Communication: How should the system interact and apply responsive signals?

Drivers on the road interact with a variety of signals. The signals – turn blinkers, stop lights, road signs, car horns – are all part of a common, standardized plan to create some level of predictability to traffic.

The signals built into the system govern how it operates and show when things are working or not working. Communication is the main interactive part of the system.

Just as in the traffic system, signals in a material flow system come in all forms. Painting and lines on the floor, lights on racks or overhead, different color boxes, kanban cards or signals, signs with numbers, barcode, and pictures, the list goes on.
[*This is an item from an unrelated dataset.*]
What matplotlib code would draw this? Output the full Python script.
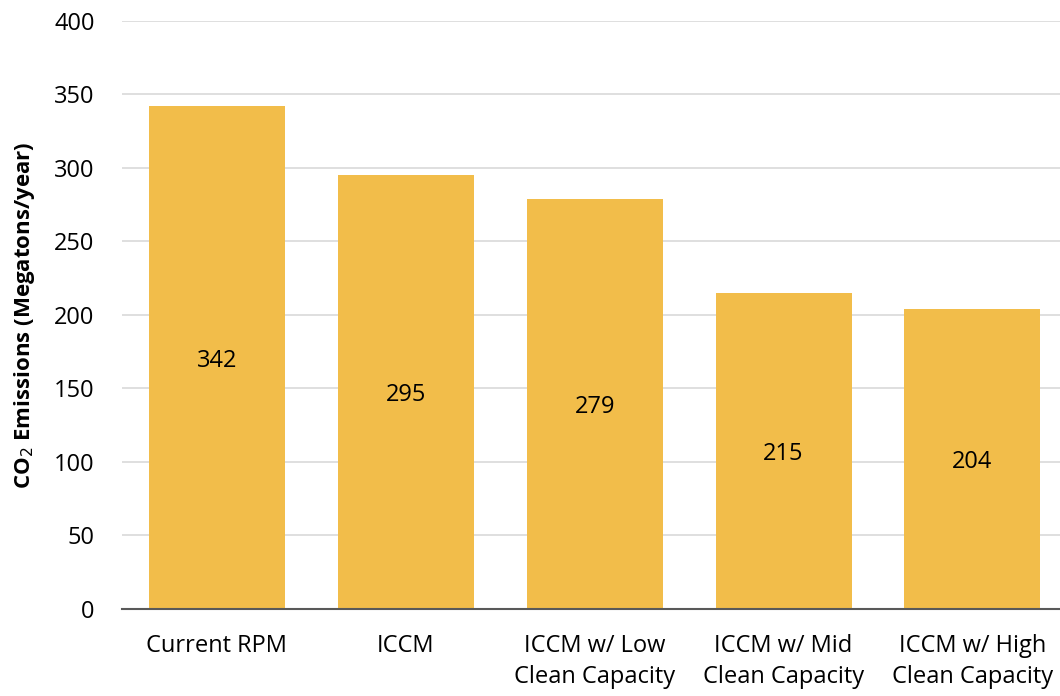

Three things to keep in mind with the communication principle:

  1. Communication directs traffic in the system, not the traffic cop on every corner
  2. Signals should be complementary, not contradictory
  3. Signals should adapt in real time to changing conditions and illuminate abnormalities

Tools: What solutions aid in creating a powerful system?

You’ve got a beautiful road, signals everywhere to minimize accidents, now you need traffic – you need to get stuff on the road, in the system, and put it to work.

Tools are part of the initial plan and evolving improvements. The wrong tools won’t stop a well planned, communicative system from functioning, but they will make it less user-friendly. The best tools won’t turn a poorly planned, unconnected system into a Swiss watch. Putting the best tools into a great system will create a powerful engine.

The solutions you select will depend on your environment. A prior article on connected material flow systems provides some examples.

Carts instead of forklifts. Custom, right-sized packaging instead of bulk storage. Specific flow racks for part presentation instead of parts on tables. Workstations designed with flow in mind instead of independent work islands. All of these are solutions that will create a better system, and there are many more options available. The challenge is that because tools are the easy part, people start and end there instead of finishing there. Don’t fall into that trap. Plan a system using a robust process, understand how the communication and signals should work, test it, and then put equipment in place. Use the system and improve it again and again.